交響曲第7番ホ長調
スタニスラフ・スクロヴァチェフスキ指揮ザールブリュッケン放送交響楽団
91/09/27〜29
BMG (Arte Nova) BVCY-38033〜44 (全集)

 平林直哉が「クラシック名盤&裏名盤リスト」で「掘り出し物」として褒めているのが当盤である。前半2楽章がやや遅め、後半2楽章がやや速めだが、バランスが崩れていると感じされるようなこともない。3番のようにテンポに疑問を感じさせることもない。6番や9番のように不自然と感じられるような奇抜な解釈に驚かされることもない。4番から予想していたような改訂版採用(フライング・ホルン)もやってない。と、私の書いていることは「ないないずくし」だが、不足しているところのない名演である。
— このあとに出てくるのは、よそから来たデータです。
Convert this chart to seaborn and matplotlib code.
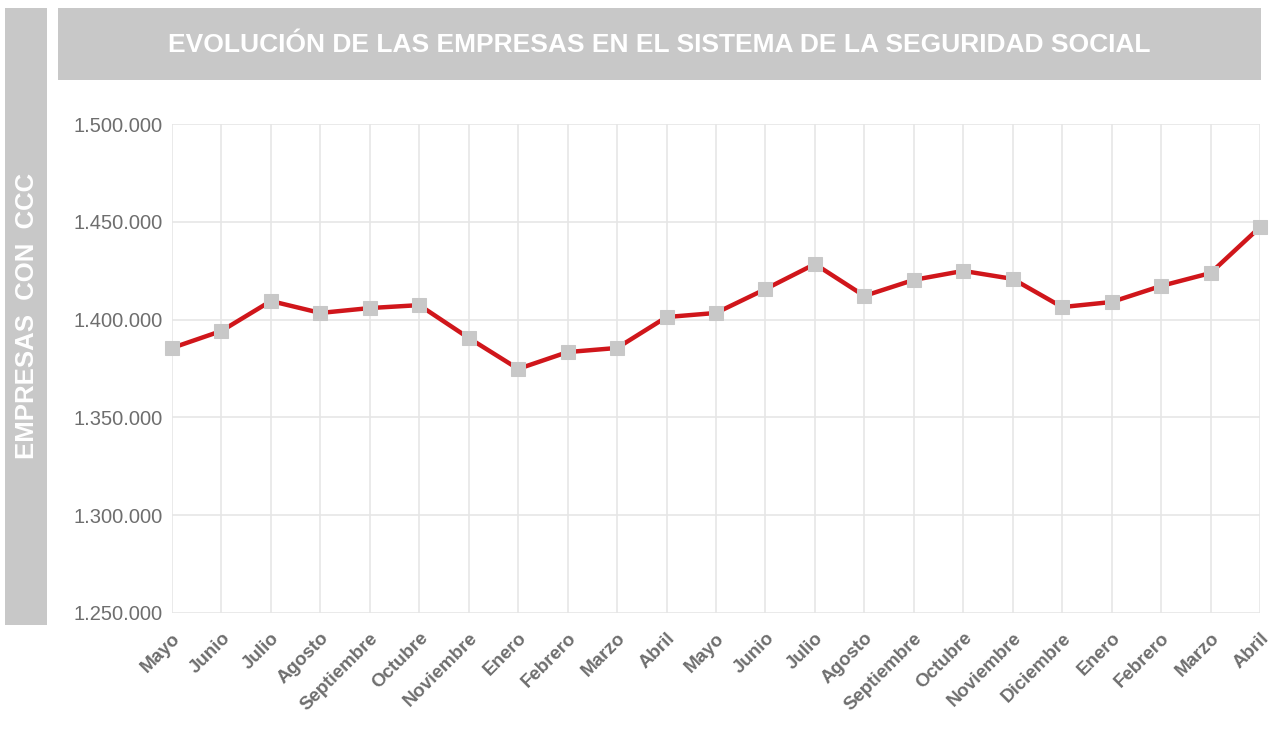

 おそらくこの指揮者のことだから、無策どころかいろいろ考えて指揮しているのだろうと想像するが、それが結果としては「自然体の演奏」に感じるのだから、よほど細かい配慮をしているのだろう。(「劇性」が持ち味のヨッフムも7番はなぜか「自然体」に聞こえたが、この曲には何らかの緩衝作用があるのかもしれない。)特に感心したのが第2楽章。24分台ではメリハリをつけないとダレる危険があり、所々でを速くして弛緩を避けようとする指揮者も一部にいるのだが、スクロヴァチェフスキはそういう「逃げ」を打たずに最後まで聞かせてしまうのだから大したものである。クライマックスには打楽器が入るが、ティンパニの最後の一音を強打させないのと、だんだん音をしぼって最後の一節(19分50秒〜)は聞こえるか聞こえないかにまで抑えることにより、ノヴァーク版使用にもかかわらず騒がしくならないよう工夫をしている。まるでノヴァーク版からハース版に移行したかのような錯覚を起こしてしまった。「オーケストラをきちんと制御し、流麗かつ透明な音世界を描く」「常に潤いを失わないところがいい」という平林の評価にも肯かされる。